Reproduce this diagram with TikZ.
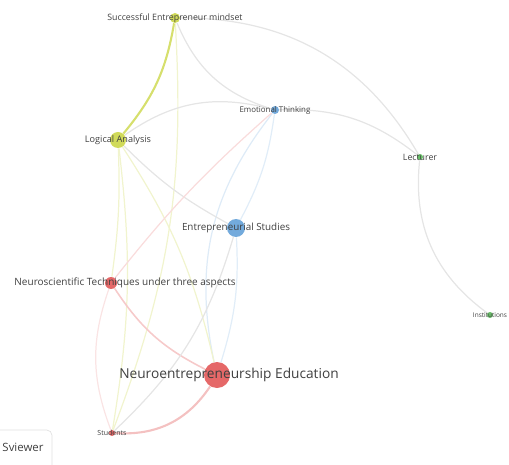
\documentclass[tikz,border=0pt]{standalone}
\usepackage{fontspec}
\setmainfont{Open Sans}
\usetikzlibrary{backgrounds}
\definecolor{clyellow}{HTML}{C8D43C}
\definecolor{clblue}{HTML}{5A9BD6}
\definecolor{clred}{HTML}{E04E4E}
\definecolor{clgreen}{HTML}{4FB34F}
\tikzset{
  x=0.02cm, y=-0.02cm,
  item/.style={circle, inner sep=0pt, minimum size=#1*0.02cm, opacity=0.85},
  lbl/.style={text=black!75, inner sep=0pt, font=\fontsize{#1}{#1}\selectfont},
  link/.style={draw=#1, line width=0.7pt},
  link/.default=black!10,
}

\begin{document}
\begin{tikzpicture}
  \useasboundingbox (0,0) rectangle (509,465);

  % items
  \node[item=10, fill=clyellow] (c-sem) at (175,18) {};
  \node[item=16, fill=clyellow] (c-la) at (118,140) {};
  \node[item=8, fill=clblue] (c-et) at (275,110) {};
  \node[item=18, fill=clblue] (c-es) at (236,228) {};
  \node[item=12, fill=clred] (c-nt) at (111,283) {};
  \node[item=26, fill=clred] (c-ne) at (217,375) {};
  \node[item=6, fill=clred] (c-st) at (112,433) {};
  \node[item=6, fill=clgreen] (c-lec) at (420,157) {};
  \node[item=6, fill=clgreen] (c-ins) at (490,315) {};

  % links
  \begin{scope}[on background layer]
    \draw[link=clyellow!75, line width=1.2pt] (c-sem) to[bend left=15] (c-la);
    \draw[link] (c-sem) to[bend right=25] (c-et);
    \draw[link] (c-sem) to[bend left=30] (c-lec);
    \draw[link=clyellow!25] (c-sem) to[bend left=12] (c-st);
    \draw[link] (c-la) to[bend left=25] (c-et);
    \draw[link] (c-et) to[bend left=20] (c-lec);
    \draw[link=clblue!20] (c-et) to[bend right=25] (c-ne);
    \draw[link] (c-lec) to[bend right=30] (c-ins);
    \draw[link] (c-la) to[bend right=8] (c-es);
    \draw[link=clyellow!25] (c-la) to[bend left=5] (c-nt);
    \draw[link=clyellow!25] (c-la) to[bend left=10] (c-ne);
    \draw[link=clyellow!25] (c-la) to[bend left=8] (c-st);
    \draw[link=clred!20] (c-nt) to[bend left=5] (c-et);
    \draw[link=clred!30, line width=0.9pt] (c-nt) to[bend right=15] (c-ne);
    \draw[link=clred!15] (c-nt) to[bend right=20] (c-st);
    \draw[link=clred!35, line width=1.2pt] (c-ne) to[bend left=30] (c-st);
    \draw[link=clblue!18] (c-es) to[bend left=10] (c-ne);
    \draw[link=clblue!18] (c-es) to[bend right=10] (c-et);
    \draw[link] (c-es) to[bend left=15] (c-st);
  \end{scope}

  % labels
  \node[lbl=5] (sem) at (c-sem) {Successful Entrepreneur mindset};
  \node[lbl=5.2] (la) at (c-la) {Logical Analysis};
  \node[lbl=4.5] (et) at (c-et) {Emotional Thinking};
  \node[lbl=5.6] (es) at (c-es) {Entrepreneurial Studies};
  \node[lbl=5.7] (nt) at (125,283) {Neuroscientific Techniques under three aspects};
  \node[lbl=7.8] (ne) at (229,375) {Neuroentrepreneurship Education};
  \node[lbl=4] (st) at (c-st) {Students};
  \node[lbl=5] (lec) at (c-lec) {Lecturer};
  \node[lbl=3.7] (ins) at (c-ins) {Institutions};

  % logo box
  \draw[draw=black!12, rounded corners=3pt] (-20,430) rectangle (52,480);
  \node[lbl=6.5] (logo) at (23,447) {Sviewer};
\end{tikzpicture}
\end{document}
· · · ·
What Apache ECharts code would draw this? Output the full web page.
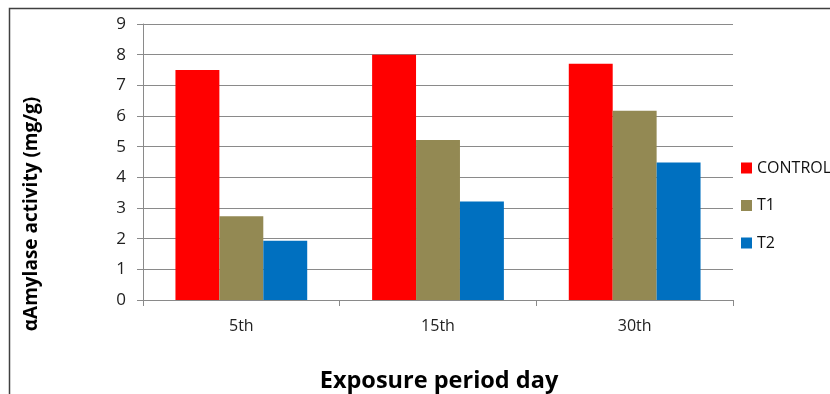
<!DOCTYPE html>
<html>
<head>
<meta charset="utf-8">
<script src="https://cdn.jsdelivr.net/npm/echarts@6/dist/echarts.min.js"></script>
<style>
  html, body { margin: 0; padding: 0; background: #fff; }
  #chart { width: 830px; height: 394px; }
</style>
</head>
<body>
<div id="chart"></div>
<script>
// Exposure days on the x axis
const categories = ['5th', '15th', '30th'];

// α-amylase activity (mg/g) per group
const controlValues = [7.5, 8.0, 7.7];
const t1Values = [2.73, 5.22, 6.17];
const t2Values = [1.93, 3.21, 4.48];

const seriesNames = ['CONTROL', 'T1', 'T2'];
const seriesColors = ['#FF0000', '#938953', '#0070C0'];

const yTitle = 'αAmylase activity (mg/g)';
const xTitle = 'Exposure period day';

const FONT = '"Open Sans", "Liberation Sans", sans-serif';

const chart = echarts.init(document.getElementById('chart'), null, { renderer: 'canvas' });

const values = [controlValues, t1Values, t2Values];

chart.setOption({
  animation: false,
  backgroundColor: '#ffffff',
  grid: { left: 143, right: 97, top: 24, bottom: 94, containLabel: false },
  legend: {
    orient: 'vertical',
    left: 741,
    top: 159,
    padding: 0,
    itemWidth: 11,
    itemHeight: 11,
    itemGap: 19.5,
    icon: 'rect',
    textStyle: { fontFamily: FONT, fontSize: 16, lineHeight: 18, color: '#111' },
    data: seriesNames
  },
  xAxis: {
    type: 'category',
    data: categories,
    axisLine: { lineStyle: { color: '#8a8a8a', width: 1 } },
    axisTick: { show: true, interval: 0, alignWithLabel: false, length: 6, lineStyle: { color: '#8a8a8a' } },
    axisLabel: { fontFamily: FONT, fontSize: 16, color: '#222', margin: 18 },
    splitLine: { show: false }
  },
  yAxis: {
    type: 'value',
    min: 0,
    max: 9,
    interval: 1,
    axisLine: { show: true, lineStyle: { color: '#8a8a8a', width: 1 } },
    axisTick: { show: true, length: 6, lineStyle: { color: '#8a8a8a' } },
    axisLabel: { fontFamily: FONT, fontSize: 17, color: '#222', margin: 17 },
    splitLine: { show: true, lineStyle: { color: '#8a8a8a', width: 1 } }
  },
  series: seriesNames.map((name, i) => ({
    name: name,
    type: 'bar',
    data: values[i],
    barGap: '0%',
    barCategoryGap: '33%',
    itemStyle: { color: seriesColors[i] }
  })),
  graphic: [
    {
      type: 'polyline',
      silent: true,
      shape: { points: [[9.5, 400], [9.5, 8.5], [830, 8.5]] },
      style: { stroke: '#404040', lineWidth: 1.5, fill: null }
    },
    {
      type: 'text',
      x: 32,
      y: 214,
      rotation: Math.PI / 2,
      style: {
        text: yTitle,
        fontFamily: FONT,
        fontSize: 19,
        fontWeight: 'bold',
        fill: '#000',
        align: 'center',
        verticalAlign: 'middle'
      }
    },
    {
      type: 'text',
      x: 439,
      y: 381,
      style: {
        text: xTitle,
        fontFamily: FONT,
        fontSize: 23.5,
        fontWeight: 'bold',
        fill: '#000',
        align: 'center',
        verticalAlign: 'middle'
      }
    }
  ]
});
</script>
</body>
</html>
· · · ·
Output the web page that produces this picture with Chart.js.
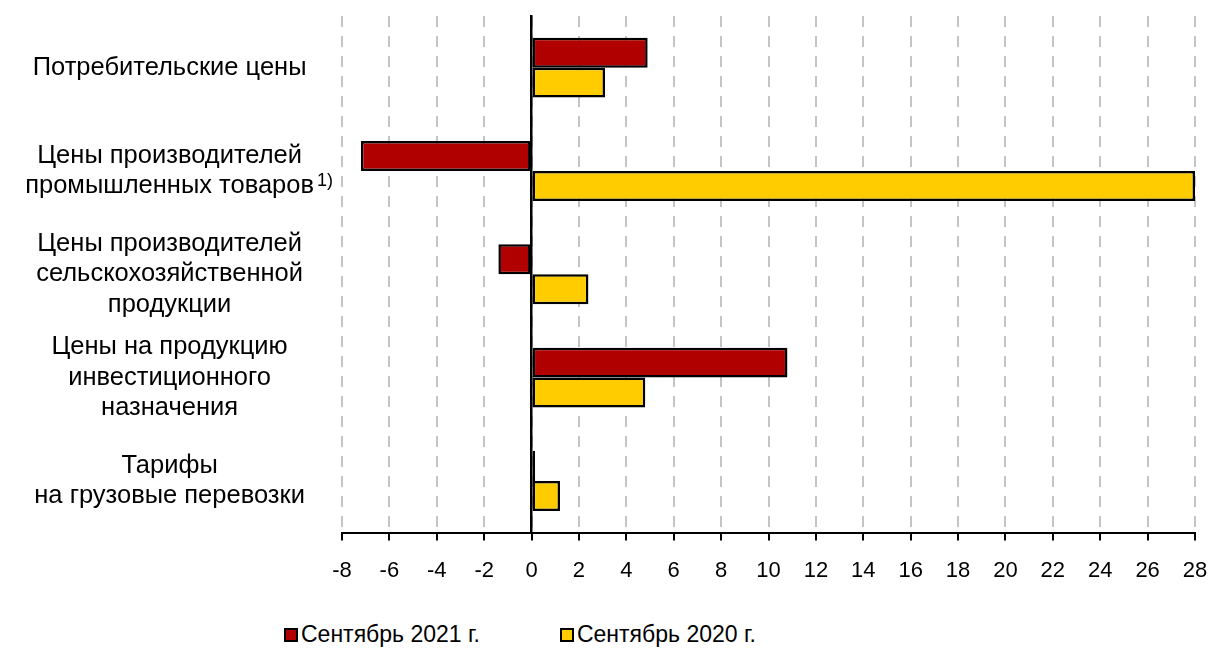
· · · ·
> _SHORT PROBLEM_:
Within the listing above, extract exactly the lines that run from the one containing "Reproduce this diagram with TikZ." through the one containing "fill=clgreen] (c-ins) at", excluding any pictures.

> _THE RESPONSE_:
Reproduce this diagram with TikZ.
\documentclass[tikz,border=0pt]{standalone}
\usepackage{fontspec}
\setmainfont{Open Sans}
\usetikzlibrary{backgrounds}
\definecolor{clyellow}{HTML}{C8D43C}
\definecolor{clblue}{HTML}{5A9BD6}
\definecolor{clred}{HTML}{E04E4E}
\definecolor{clgreen}{HTML}{4FB34F}
\tikzset{
  x=0.02cm, y=-0.02cm,
  item/.style={circle, inner sep=0pt, minimum size=#1*0.02cm, opacity=0.85},
  lbl/.style={text=black!75, inner sep=0pt, font=\fontsize{#1}{#1}\selectfont},
  link/.style={draw=#1, line width=0.7pt},
  link/.default=black!10,
}

\begin{document}
\begin{tikzpicture}
  \useasboundingbox (0,0) rectangle (509,465);

  % items
  \node[item=10, fill=clyellow] (c-sem) at (175,18) {};
  \node[item=16, fill=clyellow] (c-la) at (118,140) {};
  \node[item=8, fill=clblue] (c-et) at (275,110) {};
  \node[item=18, fill=clblue] (c-es) at (236,228) {};
  \node[item=12, fill=clred] (c-nt) at (111,283) {};
  \node[item=26, fill=clred] (c-ne) at (217,375) {};
  \node[item=6, fill=clred] (c-st) at (112,433) {};
  \node[item=6, fill=clgreen] (c-lec) at (420,157) {};
  \node[item=6, fill=clgreen] (c-ins) at (490,315) {};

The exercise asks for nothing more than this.